CS 664 Computer Vision – Fall 2003
Cornell University
 

Lectures TR 1:25-2:40, 245 Olin

Professor: Dan Huttenlocher
346 Sage (4114 Upson)
Office Hours, Wednesday
2-3pm
dph "at" cs.cornell.edu

TA: David Crandall
4121 Upson
Office Hours, Monday 10:15-11:30am
crandall "at" cs.cornell.edu

Course materials:

Brief overview:

This course is intended for graduate students and advanced undergraduates who are interested in processing image and video data, in order to extract information about the scene that is being imaged.  There is no textbook for the course.  Handouts and papers will be made available online.  A recommended text is Forsyth and Ponce’s book “Computer Vision:  A Modern Approach”, but it covers topics that we won’t and vice versa.

The course has a more algorithmic flavor than many introductory computer vision courses.  We will focus on efficient algorithms, precise problem definitions and methods that work well in practice. 

We use material from various areas of algorithms and mathematics as well as requiring programming assignments, but this course does not teach algorithms, mathematics or programming. Thus we expect that students have good programming skills (using C or C++), a good mathematics background, and a knowledge of algorithms. Students will be expected to pick up new mathematical and algorithmic techniques during the semester, as covered in lecture, and to relate the concepts from lecture to the programming assignments.

Here is an outline of the topics to be covered, and the anticipated order of topics (each topic is 1-2 weeks):

·        Image matching: fast detection algorithms, distance transforms, template matching, chamfer distance, Hausdorff distance, learning templates, subspace methods, template trees.

·        Matching multi-part models: flexible templates, pictorial structures, global versus local methods, finding people, faces, hands.

·        Uniform local image operations: smoothing (low pass filtering), edge detection, feature detection (e.g., corners), oriented filters, multi-scale representations.

·        Local motion estimation: optical flow, parametric motion, robust statistical measures for layered motion estimation.

·        Image segmentation: perceptual grouping, saliency, local and non-local algorithms, graph-based and spectral methods.

·        3D structure from 2D images: stereo, structure-from-motion (SFM), multi-baseline stereo, imaging geometry, fundamental matrix.

·        Deformable models (snakes).

·        Tracking objects over time: tracking as matching, deformable objects (hands, bodies).

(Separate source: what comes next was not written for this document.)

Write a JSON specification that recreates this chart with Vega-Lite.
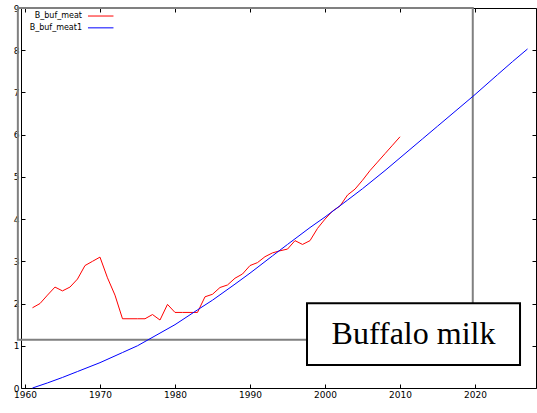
{
  "$schema": "https://vega.github.io/schema/vega-lite/v6.json",
  "width": 515,
  "height": 380,
  "autosize": {"type": "none"},
  "padding": {"left": 21, "top": 8, "right": 1, "bottom": 25},
  "background": "white",
  "config": {
    "view": {"stroke": "black", "strokeWidth": 1},
    "axis": {"labelFont": "DejaVu Sans", "labelFontSize": 9, "labelColor": "#000", "domain": false, "grid": false, "tickColor": "#000", "title": null}
  },
  "datasets": {
    "series": [
      {"year": 1961, "value": 1.90, "series": "B_buf_meat"},
      {"year": 1962, "value": 2.00, "series": "B_buf_meat"},
      {"year": 1963, "value": 2.20, "series": "B_buf_meat"},
      {"year": 1964, "value": 2.39, "series": "B_buf_meat"},
      {"year": 1965, "value": 2.30, "series": "B_buf_meat"},
      {"year": 1966, "value": 2.39, "series": "B_buf_meat"},
      {"year": 1967, "value": 2.58, "series": "B_buf_meat"},
      {"year": 1968, "value": 2.90, "series": "B_buf_meat"},
      {"year": 1969, "value": 3.00, "series": "B_buf_meat"},
      {"year": 1970, "value": 3.10, "series": "B_buf_meat"},
      {"year": 1971, "value": 2.61, "series": "B_buf_meat"},
      {"year": 1972, "value": 2.20, "series": "B_buf_meat"},
      {"year": 1973, "value": 1.64, "series": "B_buf_meat"},
      {"year": 1974, "value": 1.64, "series": "B_buf_meat"},
      {"year": 1975, "value": 1.64, "series": "B_buf_meat"},
      {"year": 1976, "value": 1.64, "series": "B_buf_meat"},
      {"year": 1977, "value": 1.74, "series": "B_buf_meat"},
      {"year": 1978, "value": 1.61, "series": "B_buf_meat"},
      {"year": 1979, "value": 1.98, "series": "B_buf_meat"},
      {"year": 1980, "value": 1.79, "series": "B_buf_meat"},
      {"year": 1981, "value": 1.79, "series": "B_buf_meat"},
      {"year": 1982, "value": 1.79, "series": "B_buf_meat"},
      {"year": 1983, "value": 1.79, "series": "B_buf_meat"},
      {"year": 1984, "value": 2.16, "series": "B_buf_meat"},
      {"year": 1985, "value": 2.22, "series": "B_buf_meat"},
      {"year": 1986, "value": 2.38, "series": "B_buf_meat"},
      {"year": 1987, "value": 2.44, "series": "B_buf_meat"},
      {"year": 1988, "value": 2.60, "series": "B_buf_meat"},
      {"year": 1989, "value": 2.70, "series": "B_buf_meat"},
      {"year": 1990, "value": 2.90, "series": "B_buf_meat"},
      {"year": 1991, "value": 2.97, "series": "B_buf_meat"},
      {"year": 1992, "value": 3.11, "series": "B_buf_meat"},
      {"year": 1993, "value": 3.20, "series": "B_buf_meat"},
      {"year": 1994, "value": 3.25, "series": "B_buf_meat"},
      {"year": 1995, "value": 3.29, "series": "B_buf_meat"},
      {"year": 1996, "value": 3.49, "series": "B_buf_meat"},
      {"year": 1997, "value": 3.40, "series": "B_buf_meat"},
      {"year": 1998, "value": 3.49, "series": "B_buf_meat"},
      {"year": 1999, "value": 3.78, "series": "B_buf_meat"},
      {"year": 2000, "value": 4.00, "series": "B_buf_meat"},
      {"year": 2001, "value": 4.19, "series": "B_buf_meat"},
      {"year": 2002, "value": 4.31, "series": "B_buf_meat"},
      {"year": 2003, "value": 4.57, "series": "B_buf_meat"},
      {"year": 2004, "value": 4.71, "series": "B_buf_meat"},
      {"year": 2005, "value": 4.92, "series": "B_buf_meat"},
      {"year": 2006, "value": 5.15, "series": "B_buf_meat"},
      {"year": 2007, "value": 5.35, "series": "B_buf_meat"},
      {"year": 2008, "value": 5.55, "series": "B_buf_meat"},
      {"year": 2009, "value": 5.75, "series": "B_buf_meat"},
      {"year": 2010, "value": 5.95, "series": "B_buf_meat"},
      {"year": 1961, "value": 0.00, "series": "B_buf_meat1"},
      {"year": 1963, "value": 0.12, "series": "B_buf_meat1"},
      {"year": 1965, "value": 0.25, "series": "B_buf_meat1"},
      {"year": 1967, "value": 0.39, "series": "B_buf_meat1"},
      {"year": 1970, "value": 0.60, "series": "B_buf_meat1"},
      {"year": 1973, "value": 0.84, "series": "B_buf_meat1"},
      {"year": 1975, "value": 1.00, "series": "B_buf_meat1"},
      {"year": 1978, "value": 1.30, "series": "B_buf_meat1"},
      {"year": 1980, "value": 1.50, "series": "B_buf_meat1"},
      {"year": 1983, "value": 1.85, "series": "B_buf_meat1"},
      {"year": 1985, "value": 2.08, "series": "B_buf_meat1"},
      {"year": 1988, "value": 2.46, "series": "B_buf_meat1"},
      {"year": 1990, "value": 2.72, "series": "B_buf_meat1"},
      {"year": 1993, "value": 3.13, "series": "B_buf_meat1"},
      {"year": 1995, "value": 3.40, "series": "B_buf_meat1"},
      {"year": 1998, "value": 3.80, "series": "B_buf_meat1"},
      {"year": 2000, "value": 4.05, "series": "B_buf_meat1"},
      {"year": 2003, "value": 4.45, "series": "B_buf_meat1"},
      {"year": 2005, "value": 4.72, "series": "B_buf_meat1"},
      {"year": 2008, "value": 5.15, "series": "B_buf_meat1"},
      {"year": 2010, "value": 5.45, "series": "B_buf_meat1"},
      {"year": 2013, "value": 5.90, "series": "B_buf_meat1"},
      {"year": 2015, "value": 6.20, "series": "B_buf_meat1"},
      {"year": 2018, "value": 6.65, "series": "B_buf_meat1"},
      {"year": 2020, "value": 6.95, "series": "B_buf_meat1"},
      {"year": 2023, "value": 7.42, "series": "B_buf_meat1"},
      {"year": 2025, "value": 7.73, "series": "B_buf_meat1"},
      {"year": 2027, "value": 8.03, "series": "B_buf_meat1"}
    ],
    "legend": [
      {"series": "B_buf_meat", "row": 8.81},
      {"series": "B_buf_meat1", "row": 8.53}
    ]
  },
  "resolve": {"axis": {"x": "independent", "y": "independent"}, "scale": {"x": "shared", "y": "shared", "color": "shared"}},
  "layer": [
    {
      "data": {"values": [{}]},
      "mark": {"type": "rect", "fillOpacity": 0, "stroke": "#808080", "strokeWidth": 2, "clip": false},
      "encoding": {
        "x": {"datum": 1959.05, "type": "quantitative", "axis": null},
        "x2": {"datum": 2019.7},
        "y": {"datum": 1.14, "type": "quantitative", "axis": null},
        "y2": {"datum": 9}
      }
    },
    {
      "data": {"name": "series"},
      "mark": {"type": "line", "strokeWidth": 1},
      "encoding": {
        "x": {"field": "year", "type": "quantitative",
              "scale": {"domain": [1959.47, 2028.13], "nice": false, "zero": false},
              "axis": {"orient": "bottom", "values": [1960, 1970, 1980, 1990, 2000, 2010, 2020], "format": "d", "tickSize": -4, "labelPadding": 6}},
        "y": {"field": "value", "type": "quantitative",
              "scale": {"domain": [0, 9], "nice": false, "zero": false},
              "axis": {"orient": "left", "values": [0, 1, 2, 3, 4, 5, 6, 7, 8, 9], "tickSize": -4, "labelPadding": 6}},
        "color": {"field": "series", "type": "nominal",
                  "scale": {"domain": ["B_buf_meat", "B_buf_meat1"], "range": ["#ff0000", "#0000ff"]},
                  "legend": null}
      }
    },
    {
      "data": {"name": "series"},
      "mark": {"type": "line", "opacity": 0},
      "encoding": {
        "x": {"field": "year", "type": "quantitative",
              "axis": {"orient": "top", "values": [1960, 1970, 1980, 1990, 2000, 2010, 2020], "labels": false, "tickSize": -4}},
        "y": {"field": "value", "type": "quantitative",
              "axis": {"orient": "right", "values": [0, 1, 2, 3, 4, 5, 6, 7, 8, 9], "labels": false, "tickSize": -4}},
        "detail": {"field": "series"}
      }
    },
    {
      "data": {"name": "legend"},
      "mark": {"type": "text", "font": "DejaVu Sans", "fontSize": 8, "color": "black", "align": "right", "baseline": "middle"},
      "encoding": {
        "x": {"datum": 1967.6, "type": "quantitative", "axis": null},
        "y": {"field": "row", "type": "quantitative", "axis": null},
        "text": {"field": "series"}
      }
    },
    {
      "data": {"name": "legend"},
      "mark": {"type": "rule", "strokeWidth": 1},
      "encoding": {
        "x": {"datum": 1968.4, "type": "quantitative", "axis": null},
        "x2": {"datum": 1971.8},
        "y": {"field": "row", "type": "quantitative", "axis": null},
        "color": {"field": "series", "type": "nominal", "legend": null}
      }
    },
    {
      "data": {"values": [{}]},
      "mark": {"type": "rect", "fill": "white", "stroke": "black", "strokeWidth": 2},
      "encoding": {
        "x": {"datum": 1997.6, "type": "quantitative", "axis": null},
        "x2": {"datum": 2026.0},
        "y": {"datum": 2.01, "type": "quantitative", "axis": null},
        "y2": {"datum": 0.545}
      }
    },
    {
      "data": {"values": [{}]},
      "mark": {"type": "text", "font": "Liberation Serif", "fontSize": 32, "color": "black", "align": "center", "baseline": "middle"},
      "encoding": {
        "x": {"datum": 2011.8, "type": "quantitative", "axis": null},
        "y": {"datum": 1.28, "type": "quantitative", "axis": null},
        "text": {"value": "Buffalo milk"}
      }
    }
  ]
}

·        3D and 2.5D object recognition and matching: pose estimation, geometric invariants, parameter hashing schemes.

Course Requirements:

There will be two assignments and a final project. Each of these will require programming, testing with image or video data, and a well thought-out write-up explaining what was done, what was learned and why. The programming assignments will be done individually, but the final project should be done in teams of 2 or 3 students.  The scope of each final project will depend on the number of students working together.

The programming assignments and project require prior experience with C/C++ on a Unix or Windows platform. (This class will not cover how to use a C development environment to complete the assignments.)